In the past most organizations had clear-cut boundaries and roles were well-defined. While they had to be responsive to customers, major decisions were left to management and communications with employees and customers were typically one-way. With the emergence of social media and non-traditional ecosystems, interactions tend to be two-way and change can be driven by any number of stakeholders, including employees, partners and suppliers.
In order to thrive in this environment businesses are deploying and using new social tools and taking advantage of the many new business opportunities. Organizations are evolving to be social businesses, which are defined as those that have the strategies and technologies that allow all parts of their ecosystems to be engaged, create value, form relationships and make decisions. Social business is the latest step in the evolution of business that began with the advent of the Internet and electronic communications. In these organizations work is accomplished differently and products and services are created and purchased in new ways. Since social businesses can adapt to their environments, they are well suited to meet the changing needs of their internal and external constituencies.
IBM, one of the company’s leading in social business, has identified three distinct characteristics of a social business:
Engaged—deeply connecting people, including customers, employees, and partners, to be involved in productive, efficient ways.
Transparent—removing boundaries to information, experts and assets, helping people align every action to drive business results.
Nimble—speeding up business with information and insight to anticipate and address evolving opportunities.
There are many advantages to becoming a social business. Internally these organizations often have better business performance, are more efficient, have better insights and knowledge, are more aware of new opportunities, have better collaboration , more efficient processes and avoid duplication of efforts. Externally, they can have lower customer care costs, better customer satisfaction and loyalty, lower marketing and sales costs, better brand reputations and lower product development costs.
It is difficult for any organization to go from being an isolated entity to being social business, although few organizations are really totally isolated any more. Organizations need to develop the strategies and tools that will enable them to move along this continuum. They need to go from having an inside out point of view to an outside in point of view and they have must have technologies that enable collaboration and the sharing of insights and knowledge.

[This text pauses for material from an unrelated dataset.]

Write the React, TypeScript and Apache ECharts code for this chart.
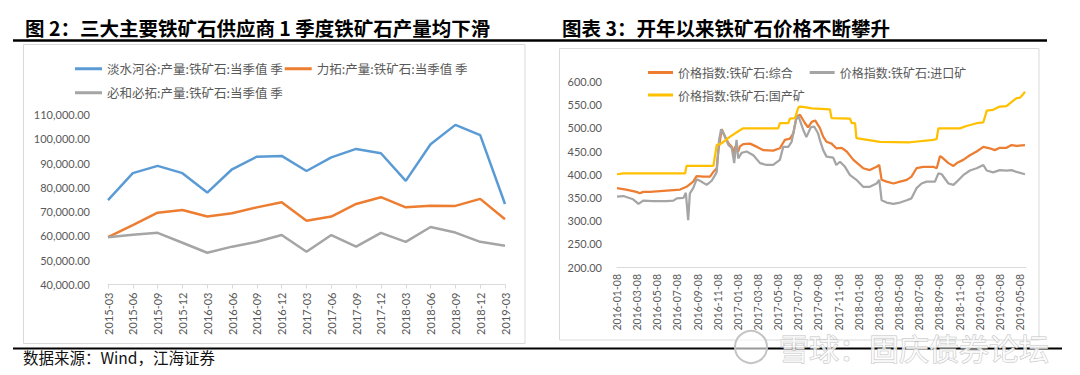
import React, { useEffect, useRef } from "react";
import * as echarts from "echarts";

// ---------- Left chart: quarterly output ----------
const quarters = [
  "2015-03", "2015-06", "2015-09", "2015-12", "2016-03", "2016-06", "2016-09", "2016-12",
  "2017-03", "2017-06", "2017-09", "2017-12", "2018-03", "2018-06", "2018-09", "2018-12", "2019-03",
];
const valeOutput = [74800, 85900, 88900, 85900, 77900, 87500, 92700, 93000, 86800, 92400, 95900, 94100, 82700, 97800, 105800, 101600, 73200];
const rioOutput = [59500, 64500, 69600, 70700, 68000, 69400, 71800, 73900, 66300, 68000, 73200, 76000, 71800, 72500, 72400, 75300, 66900];
const bhpOutput = [59500, 60500, 61300, 57200, 53100, 55600, 57600, 60400, 53500, 60400, 55600, 61300, 57600, 63700, 61400, 57600, 56000];

// ---------- Right chart: price indices ----------
const compositeDates = [
  "2016-01-08", "2016-02-05", "2016-03-06", "2016-03-16", "2016-03-26", "2016-04-16", "2016-07-16", "2016-08-05",
  "2016-08-25", "2016-09-05", "2016-09-25", "2016-10-15", "2016-10-25", "2016-11-05", "2016-11-10", "2016-11-20",
  "2016-11-30", "2016-12-10", "2016-12-20", "2016-12-25", "2016-12-30", "2017-01-09", "2017-01-14", "2017-01-24",
  "2017-02-14", "2017-03-05", "2017-03-24", "2017-04-23", "2017-05-13", "2017-05-28", "2017-06-13", "2017-06-23",
  "2017-07-03", "2017-07-13", "2017-07-28", "2017-08-07", "2017-08-18", "2017-08-28", "2017-09-12", "2017-09-22",
  "2017-10-02", "2017-10-17", "2017-11-01", "2017-11-17", "2017-12-02", "2017-12-22", "2018-01-21", "2018-02-11",
  "2018-03-01", "2018-03-09", "2018-03-16", "2018-03-31", "2018-04-21", "2018-05-11", "2018-05-31", "2018-06-15",
  "2018-06-30", "2018-07-20", "2018-08-20", "2018-08-30", "2018-09-10", "2018-09-15", "2018-10-05", "2018-10-20",
  "2018-10-30", "2018-11-19", "2018-12-09", "2018-12-29", "2019-01-19", "2019-02-08", "2019-02-23", "2019-03-08",
  "2019-03-28", "2019-04-13", "2019-04-28", "2019-05-23",
];
const compositeValues = [
  370, 367, 362, 359, 362, 362, 367, 373,
  384, 396, 395, 395, 405, 413, 452, 497,
  481, 467, 459, 445, 460, 449, 460, 465,
  466, 459, 452, 451, 456, 474, 477, 488,
  525, 528, 510, 501, 513, 516, 500, 481,
  470, 466, 456, 457, 449, 431, 413, 409,
  416, 420, 388, 384, 380, 384, 388, 395,
  413, 416, 416, 413, 439, 437, 424, 418,
  424, 431, 441, 449, 459, 456, 452, 457,
  457, 463, 461, 463,
];

const importDates = [
  "2016-01-08", "2016-01-27", "2016-02-26", "2016-03-12", "2016-03-26", "2016-04-26", "2016-06-06", "2016-06-26",
  "2016-07-06", "2016-07-26", "2016-08-03", "2016-08-10", "2016-08-15", "2016-08-25", "2016-09-05", "2016-09-15",
  "2016-10-05", "2016-10-20", "2016-10-30", "2016-11-05", "2016-11-12", "2016-11-18", "2016-11-25", "2016-12-10",
  "2016-12-20", "2016-12-27", "2017-01-04", "2017-01-09", "2017-01-19", "2017-02-04", "2017-02-24", "2017-03-14",
  "2017-04-03", "2017-04-23", "2017-05-13", "2017-05-23", "2017-06-08", "2017-06-18", "2017-07-01", "2017-07-08",
  "2017-07-23", "2017-08-02", "2017-08-15", "2017-08-25", "2017-09-07", "2017-09-12", "2017-09-22", "2017-10-02",
  "2017-10-22", "2017-11-01", "2017-11-12", "2017-11-27", "2017-12-12", "2018-01-01", "2018-01-21", "2018-02-11",
  "2018-03-01", "2018-03-09", "2018-03-16", "2018-03-31", "2018-04-21", "2018-05-11", "2018-05-31", "2018-06-15",
  "2018-06-30", "2018-07-15", "2018-07-30", "2018-08-25", "2018-09-05", "2018-09-15", "2018-10-05", "2018-10-20",
  "2018-10-30", "2018-11-19", "2018-12-09", "2018-12-29", "2019-01-19", "2019-01-29", "2019-02-18", "2019-03-08",
  "2019-03-28", "2019-04-13", "2019-04-28", "2019-05-23",
];
const importValues = [
  352, 353, 346, 336, 343, 342, 342, 343,
  348, 349, 360, 301, 359, 370, 389, 386,
  377, 386, 398, 405, 474, 497, 488, 463,
  456, 424, 474, 434, 446, 449, 441, 424,
  420, 420, 431, 459, 459, 470, 517, 526,
  495, 480, 501, 503, 488, 474, 452, 438,
  436, 420, 427, 416, 398, 388, 373, 373,
  380, 388, 344, 339, 336, 339, 344, 348,
  370, 380, 384, 384, 402, 400, 380, 377,
  384, 398, 408, 413, 420, 408, 404, 409,
  408, 409, 405, 400,
];

const domesticDates = [
  "2016-01-08", "2016-01-27", "2016-07-31", "2016-08-05", "2016-10-25", "2016-11-05", "2016-11-18", "2016-12-15",
  "2017-01-14", "2017-01-24", "2017-05-08", "2017-05-13", "2017-06-08", "2017-06-13", "2017-06-28", "2017-07-08",
  "2017-07-13", "2017-08-02", "2017-08-18", "2017-10-12", "2017-10-17", "2017-12-12", "2017-12-17", "2017-12-27",
  "2018-01-01", "2018-03-11", "2018-06-10", "2018-08-20", "2018-08-30", "2018-09-05", "2018-11-09", "2018-11-29",
  "2018-12-29", "2019-01-19", "2019-01-29", "2019-02-18", "2019-03-08", "2019-03-28", "2019-04-08", "2019-04-28",
  "2019-05-08", "2019-05-18", "2019-05-23",
];
const domesticValues = [
  400, 402, 402, 418, 418, 463, 466, 481,
  495, 499, 499, 510, 510, 520, 521, 544,
  546, 544, 542, 540, 521, 520, 510, 510,
  478, 470, 469, 474, 476, 499, 499, 504,
  510, 512, 537, 539, 546, 547, 553, 564,
  565, 573, 578,
];

const leftNames = ["淡水河谷:产量:铁矿石:当季值 季", "力拓:产量:铁矿石:当季值 季", "必和必拓:产量:铁矿石:当季值 季"];
const rightNames = ["价格指数:铁矿石:综合", "价格指数:铁矿石:进口矿", "价格指数:铁矿石:国产矿"];

const titleLeft = "图 2：三大主要铁矿石供应商 1 季度铁矿石产量均下滑";
const titleRight = "图表 3：开年以来铁矿石价格不断攀升";
const sourceText = "数据来源：Wind，江海证券";
const watermark = "雪球：固庆债券论坛";

// date -> months since 2016-01-08 (the axis base date)
function monthIndex(d: string): number {
  const [y, m, dd] = d.split("-").map(Number);
  return (y - 2016) * 12 + (m - 1) + (dd - 8) / 30;
}
function pad(n: number) {
  return n < 10 ? "0" + n : "" + n;
}
function zip(dates: string[], values: number[]) {
  return dates.map((d, i) => [monthIndex(d), values[i]]);
}

const CJK = '"Noto Sans CJK SC", "Noto Sans", sans-serif';
const LABEL = "#595959";
const AXIS = "#d9d9d9";

export default function App() {
  const ref = useRef<HTMLDivElement>(null);
  useEffect(() => {
    if (!ref.current) return;
    const chart = echarts.init(ref.current, undefined, { renderer: "svg" });
    const option: any = {
      animation: false,
      textStyle: { fontFamily: "Lato" },
      grid: [
        { left: 108, top: 114.7, width: 397, height: 169.8 },
        { left: 617, top: 81.5, width: 409, height: 185.5 },
      ],
      xAxis: [
        {
          type: "category",
          gridIndex: 0,
          data: quarters,
          boundaryGap: false,
          axisLine: { lineStyle: { color: AXIS, width: 1 } },
          axisTick: { show: true, length: 4, lineStyle: { color: AXIS } },
          axisLabel: { rotate: 90, interval: 0, fontSize: 11, color: LABEL, margin: 8, fontFamily: "Lato" },
          splitLine: { show: false },
        },
        {
          type: "value",
          gridIndex: 1,
          min: 0,
          max: 40.6,
          interval: 2,
          axisLine: { lineStyle: { color: AXIS, width: 1 } },
          axisTick: { show: false },
          splitLine: { show: false },
          axisLabel: {
            rotate: 90,
            fontSize: 10.5,
            color: LABEL,
            margin: 7,
            fontFamily: "Lato",
            formatter: (v: number) => {
              if (Math.abs(v - Math.round(v)) > 1e-6) return "";
              const k = Math.round(v);
              if (k % 2 !== 0) return "";
              const y = 2016 + Math.floor(k / 12);
              const m = (k % 12) + 1;
              return `${y}-${pad(m)}-08`;
            },
          },
        },
      ],
      yAxis: [
        {
          type: "value",
          gridIndex: 0,
          min: 40000,
          max: 110000,
          interval: 10000,
          axisLine: { show: false },
          axisTick: { show: false },
          splitLine: { show: false },
          axisLabel: {
            fontSize: 11,
            color: LABEL,
            margin: 18,
            fontFamily: "Lato",
            formatter: (v: number) => v.toLocaleString("en-US", { minimumFractionDigits: 2, maximumFractionDigits: 2 }),
          },
        },
        {
          type: "value",
          gridIndex: 1,
          min: 200,
          max: 600,
          interval: 50,
          axisLine: { show: false },
          axisTick: { show: false },
          splitLine: { show: false },
          axisLabel: {
            fontSize: 11,
            color: LABEL,
            margin: 15,
            fontFamily: "Lato",
            formatter: (v: number) => v.toFixed(2),
          },
        },
      ],
      legend: [
        {
          data: [leftNames[0], leftNames[1]],
          left: 70,
          top: 57.5,
          icon: "rect",
          itemWidth: 27,
          itemHeight: 3,
          itemGap: 2,
          selectedMode: false,
          textStyle: { fontSize: 12.5, color: LABEL, fontFamily: CJK },
        },
        {
          data: [leftNames[2]],
          left: 70,
          top: 81.5,
          icon: "rect",
          itemWidth: 27,
          itemHeight: 3,
          selectedMode: false,
          textStyle: { fontSize: 12.5, color: LABEL, fontFamily: CJK },
        },
        {
          data: [rightNames[0], rightNames[1]],
          left: 643,
          top: 61.5,
          icon: "rect",
          itemWidth: 25,
          itemHeight: 3,
          itemGap: 17,
          selectedMode: false,
          textStyle: { fontSize: 12, color: LABEL, fontFamily: CJK },
        },
        {
          data: [rightNames[2]],
          left: 643,
          top: 84,
          icon: "rect",
          itemWidth: 25,
          itemHeight: 3,
          selectedMode: false,
          textStyle: { fontSize: 12, color: LABEL, fontFamily: CJK },
        },
      ],
      series: [
        { name: leftNames[0], type: "line", xAxisIndex: 0, yAxisIndex: 0, data: valeOutput, symbol: "none", lineStyle: { width: 2.5, color: "#5b9bd5" }, itemStyle: { color: "#5b9bd5" } },
        { name: leftNames[1], type: "line", xAxisIndex: 0, yAxisIndex: 0, data: rioOutput, symbol: "none", lineStyle: { width: 2.5, color: "#ed7d31" }, itemStyle: { color: "#ed7d31" } },
        { name: leftNames[2], type: "line", xAxisIndex: 0, yAxisIndex: 0, data: bhpOutput, symbol: "none", lineStyle: { width: 2.5, color: "#a5a5a5" }, itemStyle: { color: "#a5a5a5" } },
        { name: rightNames[0], type: "line", xAxisIndex: 1, yAxisIndex: 1, data: zip(compositeDates, compositeValues), symbol: "none", lineStyle: { width: 2.25, color: "#ed7d31" }, itemStyle: { color: "#ed7d31" } },
        { name: rightNames[1], type: "line", xAxisIndex: 1, yAxisIndex: 1, data: zip(importDates, importValues), symbol: "none", lineStyle: { width: 2.25, color: "#a5a5a5" }, itemStyle: { color: "#a5a5a5" } },
        { name: rightNames[2], type: "line", xAxisIndex: 1, yAxisIndex: 1, data: zip(domesticDates, domesticValues), symbol: "none", lineStyle: { width: 2.25, color: "#ffc000" }, itemStyle: { color: "#ffc000" } },
      ],
      graphic: [
        { type: "rect", z: -10, shape: { x: 23.5, y: 44.5, width: 501.5, height: 299 }, style: { fill: "#fff", stroke: AXIS, lineWidth: 1 } },
        { type: "rect", z: -10, shape: { x: 559.5, y: 48.5, width: 479.5, height: 291.5 }, style: { fill: "#fff", stroke: AXIS, lineWidth: 1 } },
        { type: "line", shape: { x1: 13, y1: 40.5, x2: 1047, y2: 40.5 }, style: { stroke: "#000", lineWidth: 2.5 } },
        { type: "line", shape: { x1: 13, y1: 348.5, x2: 1062, y2: 348.5 }, style: { stroke: "#000", lineWidth: 2 } },
        { type: "text", x: 25, y: 27, style: { text: titleLeft, fontSize: 19.5, fontWeight: "bold", fontFamily: CJK, fill: "#000", verticalAlign: "middle" } },
        { type: "text", x: 562, y: 27, style: { text: titleRight, fontSize: 19.5, fontWeight: "bold", fontFamily: CJK, fill: "#000", verticalAlign: "middle" } },
        { type: "text", x: 23, y: 357, style: { text: sourceText, fontSize: 15.5, fontFamily: CJK, fill: "#111", verticalAlign: "middle" } },
        { type: "circle", z: 100, shape: { cx: 751, cy: 347, r: 16 }, style: { fill: "rgba(255,255,255,0.6)", stroke: "#c4c4c4", lineWidth: 2 } },
        { type: "text", z: 100, x: 779, y: 347, style: { text: watermark, fontSize: 30, fontFamily: CJK, fill: "rgba(255,255,255,0.75)", stroke: "#c4c4c4", lineWidth: 1, verticalAlign: "middle" } },
      ],
    };
    chart.setOption(option);
    return () => chart.dispose();
  }, []);
  return <div ref={ref} style={{ position: "absolute", left: 0, top: 0, width: 1080, height: 375 }} />;
}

While increasing employee and customer engagement is usually welcome, not every social business initiative will succeed and it is important that an organization experiments with new approaches, learns from mistakes and moves on when something doesn’t work. Having leaders who are not afraid to take risks is one important step. Having employees who know how to be digital citizens is another. Employees must have the training necessary to understand how to behave and to manage their own reputations and that of their employers.
Although social businesses may be relatively new entities, the number of social business is growing. A 2011 social business survey by International Data Corporation (IDC) showed that 41% of respondents have some sort of social business initiative underway. What they found, however, is that these projects vary greatly. They ranged from grassroots bottom-up employee initiatives to sophisticated and strategic social customer engagement programs.
So while there is no “one size fits all” way to be a social business, the message is clear; if you run a business, you should think about where you are on the continuum from isolation to integration to stakeholder optimization and develop a plan to transform your organization into a social one. Otherwise your business risks being endangered.